Trading news

Markets not yet ready for a recovery

- The worst may be behind us as the market gradually realises that nothing justifies the sell-off, which began at the beginning of the year
- The slide of the US index was limited by the fall of commodity currencies
- AUD/USD may remain on the downside as the US dollar appears to have been oversold throughout the past weeks
- Safe haven currencies took advantage of this risk-off environment with USD/JPY continuing to slide further 
- We will need to be a significant improvement in risk sentiment before we see USD/CHF trading higher
- We expect that the current increase in US housing starts should further slow, therefore it is likely that the greenback will weaken further against the euro
- For the time being, markets are excluding any Fed action in March and inflation is currently not picking up towards the Fed’s target range of 2%
 
In spite of an improving risk environment, equity indices kept moving lower during the Asian session as the PBoC set the USD/CNY fixing higher to 6.5237, up 0.16% compared to yesterday. With the exception of mainland Chinese indices, Asian regional were broadly trading in negative territory as fears of another sell-off are still much present. From our standpoint, the worst may be behind us as the market gradually realises that nothing justifies the sell-off, which started at the beginning of the year. Even if it is true that most developed economies send mixed signals, we are still far from being in a recession as it looks more like a temporary slowdown. In Japan the Nikkei fell 1.36% and the Topix settled down 1.13%. In mainland China, equity indices reacted positively to the yuan’s devaluation as the Shanghai and Shenzhen Composite were up 1.08% and 1.42%, respectively. Offshore, Hong Kong’s Hang Seng slipped 0.81%, while in Singapore the STI fell 1.24%. Elsewhere, Thai shares were down 0.80%, in Taiwan the Taiex edged up 0.03%, while in India the Sensex fell 0.67%. European equity futures are mixed this morning as traders struggle to pick a side between bear and bull.
 
Overnight, the downward shift of the entire US yield curve weighted on the greenback.

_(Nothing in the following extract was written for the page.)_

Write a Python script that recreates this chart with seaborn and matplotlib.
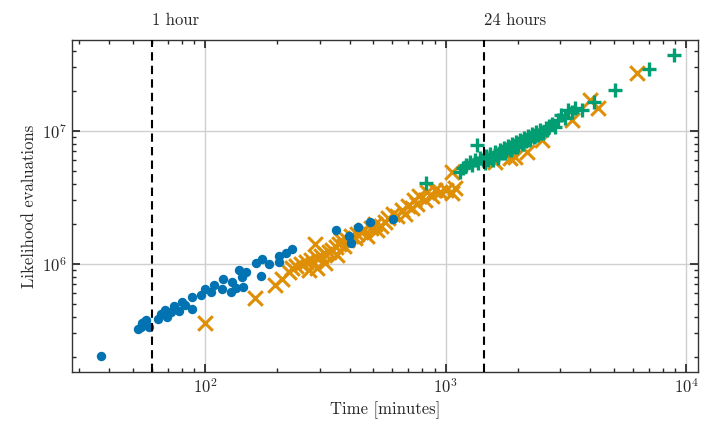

On the short end of the curve, the 2-year rates fell 2bps to below 0.70%, while on the long end the 10-year slid 3bps to below 1.75% as recession’s fears as still very much present. The US dollar index, which measures the dollar against a basket of currencies, was down 0.20%. The slide of the US index was limited by the fall of the commodity currencies. AUD/USD continued to move lower and stabilised around the $0.71 level, while the loonie fell as much as 0.35% before erasing early session’s losses. From our standpoint, the bias in AUD/USD remains on the downside as the US dollar appears to have been oversold over the past few weeks.
 
Safe haven currencies took advantage of this risk-off environment as both the Swiss franc and the Japanese yen appreciated against the greenback in overnight trading. USD/JPY continued to slide further, dropping below the 113.50 level, down 0.50%. USD/CHF fell 0.33% during the Asian session as the pair lack the strength to break the 0.99 resistance to the upside. We’ll need to see a significant improvement in the risk sentiment before seeing USD/CHF trading higher.
 
***Yann Quelenn, market analyst: “Markets too optimistic on housing starts: Housing starts and building permits are on today’s calendar. Economists forecast an increase of 2% m/m of new constructions increasing from the December data where new housing declined by 2.5%. However, building permits are expected to decrease by 0.3% m/m. It is important to notice that the current housing starts number is well below the allowed building permits data which reflects the continuing weakness of the U.S. economy. Yet, markets have priced that January will be the tenth straight month that housing starts are above a million units.
 
Also of note is that better labour markets as well as a growing trend in wages should normally boost housing market. Good data will help support the acceleration of the U.S. economy and allow the dollar to strengthen further. Yet, we consider that recent data is still not sufficient to trigger a Fed rate hike in March despite the Fed's decision being very dependent on supporting data. For the time being, markets are excluding any Fed action in March and inflation is currently not picking up towards the Fed’s target range of 2%.
 
Consequently, it is also clear that better labour markets have not spurred inflation as we believe that the reserve army of workers on the sideline is way too big to boost wage growth sustainably. As a result, we expect that the current increase in housing starts should further slow. It is then likely that the greenback should further weaken against the euro.”***
 
Today traders will be watching CPI report and retail sales from South Africa; jobless claims from the UK; ZEW survey from Switzerland; MBA mortgage application, housing strarts, building permits, PPI industrial production, capacity utilisation and the publication of the minutes of the last FOMC meeting from the US.